**Exercise directions:** List all lines of the data that include the string "chart".

**Listed records:**
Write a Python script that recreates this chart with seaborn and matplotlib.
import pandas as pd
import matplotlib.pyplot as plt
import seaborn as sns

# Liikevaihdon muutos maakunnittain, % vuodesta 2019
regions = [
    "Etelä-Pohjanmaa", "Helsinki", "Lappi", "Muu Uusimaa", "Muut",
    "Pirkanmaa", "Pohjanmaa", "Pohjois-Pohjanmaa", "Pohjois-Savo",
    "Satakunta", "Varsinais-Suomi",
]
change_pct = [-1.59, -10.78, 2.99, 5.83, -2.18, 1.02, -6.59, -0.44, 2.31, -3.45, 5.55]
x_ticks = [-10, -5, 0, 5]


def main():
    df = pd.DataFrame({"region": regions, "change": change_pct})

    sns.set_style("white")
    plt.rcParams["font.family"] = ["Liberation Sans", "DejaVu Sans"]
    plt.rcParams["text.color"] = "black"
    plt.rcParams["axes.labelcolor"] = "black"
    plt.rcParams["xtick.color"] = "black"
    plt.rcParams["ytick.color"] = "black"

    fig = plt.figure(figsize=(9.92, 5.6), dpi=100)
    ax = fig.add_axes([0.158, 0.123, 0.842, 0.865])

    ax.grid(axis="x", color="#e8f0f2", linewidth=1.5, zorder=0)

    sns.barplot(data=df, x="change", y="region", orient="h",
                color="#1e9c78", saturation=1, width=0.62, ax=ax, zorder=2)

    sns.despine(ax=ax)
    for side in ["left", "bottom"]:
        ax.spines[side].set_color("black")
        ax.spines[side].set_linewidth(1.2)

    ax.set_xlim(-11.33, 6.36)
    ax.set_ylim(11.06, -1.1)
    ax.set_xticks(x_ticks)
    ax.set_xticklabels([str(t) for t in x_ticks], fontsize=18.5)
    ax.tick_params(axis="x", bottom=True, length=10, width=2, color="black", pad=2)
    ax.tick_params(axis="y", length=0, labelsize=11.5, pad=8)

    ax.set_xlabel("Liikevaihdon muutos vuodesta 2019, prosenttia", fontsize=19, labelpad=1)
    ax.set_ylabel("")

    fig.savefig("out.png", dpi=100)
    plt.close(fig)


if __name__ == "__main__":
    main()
---
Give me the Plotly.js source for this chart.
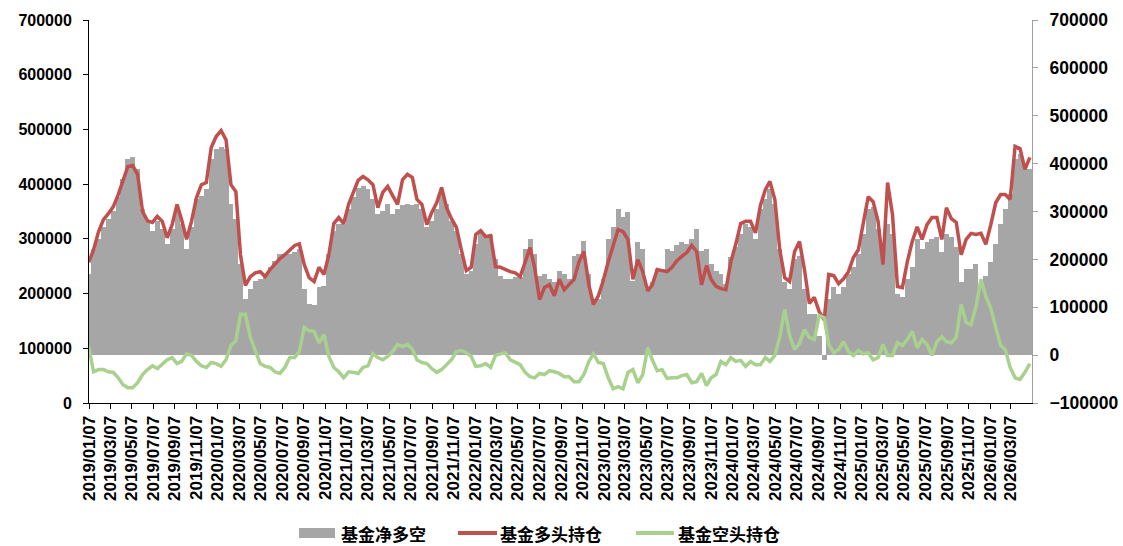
...
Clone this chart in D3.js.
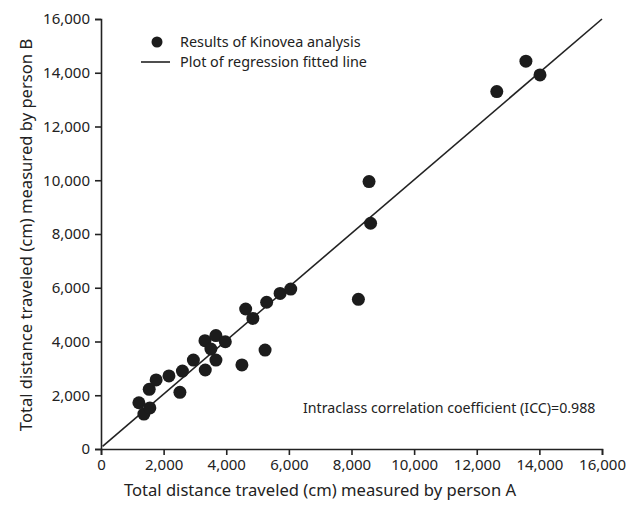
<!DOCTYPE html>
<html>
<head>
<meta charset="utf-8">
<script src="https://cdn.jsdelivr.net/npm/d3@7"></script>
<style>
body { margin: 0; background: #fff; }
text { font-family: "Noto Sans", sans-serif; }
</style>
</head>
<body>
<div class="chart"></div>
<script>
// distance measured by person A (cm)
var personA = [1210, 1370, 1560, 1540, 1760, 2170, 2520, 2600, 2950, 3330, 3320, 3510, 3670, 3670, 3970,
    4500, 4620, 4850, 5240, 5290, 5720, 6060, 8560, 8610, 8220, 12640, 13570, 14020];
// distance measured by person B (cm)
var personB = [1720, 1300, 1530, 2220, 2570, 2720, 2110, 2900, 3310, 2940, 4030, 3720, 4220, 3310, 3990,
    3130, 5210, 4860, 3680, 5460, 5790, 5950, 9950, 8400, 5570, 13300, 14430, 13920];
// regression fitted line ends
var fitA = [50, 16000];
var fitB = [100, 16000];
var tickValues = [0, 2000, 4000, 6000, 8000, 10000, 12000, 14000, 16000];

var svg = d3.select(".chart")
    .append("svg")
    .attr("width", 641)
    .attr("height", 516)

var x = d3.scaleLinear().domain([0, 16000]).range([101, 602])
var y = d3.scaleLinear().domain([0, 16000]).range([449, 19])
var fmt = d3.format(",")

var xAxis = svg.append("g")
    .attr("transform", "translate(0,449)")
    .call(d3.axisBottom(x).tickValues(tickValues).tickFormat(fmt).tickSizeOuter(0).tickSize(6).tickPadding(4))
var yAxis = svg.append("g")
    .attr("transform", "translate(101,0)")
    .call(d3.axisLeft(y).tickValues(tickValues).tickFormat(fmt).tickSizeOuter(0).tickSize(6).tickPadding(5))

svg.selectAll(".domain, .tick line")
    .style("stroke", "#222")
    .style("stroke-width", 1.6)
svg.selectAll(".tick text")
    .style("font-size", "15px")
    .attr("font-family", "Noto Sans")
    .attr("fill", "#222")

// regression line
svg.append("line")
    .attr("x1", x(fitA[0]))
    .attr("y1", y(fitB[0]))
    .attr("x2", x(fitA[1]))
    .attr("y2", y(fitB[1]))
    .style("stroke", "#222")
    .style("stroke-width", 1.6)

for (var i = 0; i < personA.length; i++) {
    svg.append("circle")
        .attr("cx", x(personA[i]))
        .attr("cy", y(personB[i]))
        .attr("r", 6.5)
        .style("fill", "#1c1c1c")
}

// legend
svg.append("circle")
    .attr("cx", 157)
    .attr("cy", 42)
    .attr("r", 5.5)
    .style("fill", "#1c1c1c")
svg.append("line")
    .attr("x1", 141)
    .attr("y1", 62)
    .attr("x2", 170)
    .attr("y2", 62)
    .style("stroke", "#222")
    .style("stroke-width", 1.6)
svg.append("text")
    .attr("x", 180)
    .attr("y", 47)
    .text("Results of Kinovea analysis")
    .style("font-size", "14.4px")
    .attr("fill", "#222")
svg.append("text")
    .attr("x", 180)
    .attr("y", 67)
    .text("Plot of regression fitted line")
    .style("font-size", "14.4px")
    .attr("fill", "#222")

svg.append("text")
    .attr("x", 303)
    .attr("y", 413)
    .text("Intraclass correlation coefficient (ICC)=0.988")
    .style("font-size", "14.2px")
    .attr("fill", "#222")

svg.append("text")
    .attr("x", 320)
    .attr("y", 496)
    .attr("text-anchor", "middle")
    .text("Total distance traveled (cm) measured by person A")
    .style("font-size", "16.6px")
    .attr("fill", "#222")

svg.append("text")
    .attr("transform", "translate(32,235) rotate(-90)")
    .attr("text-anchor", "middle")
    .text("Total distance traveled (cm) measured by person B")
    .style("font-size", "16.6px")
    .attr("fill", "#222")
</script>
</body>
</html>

**The reply:**
Write a Python script that recreates this chart with seaborn and matplotlib.
Give me the Plotly.js source for this chart.
Clone this chart in D3.js.
<div class="chart"></div>
var svg = d3.select(".chart")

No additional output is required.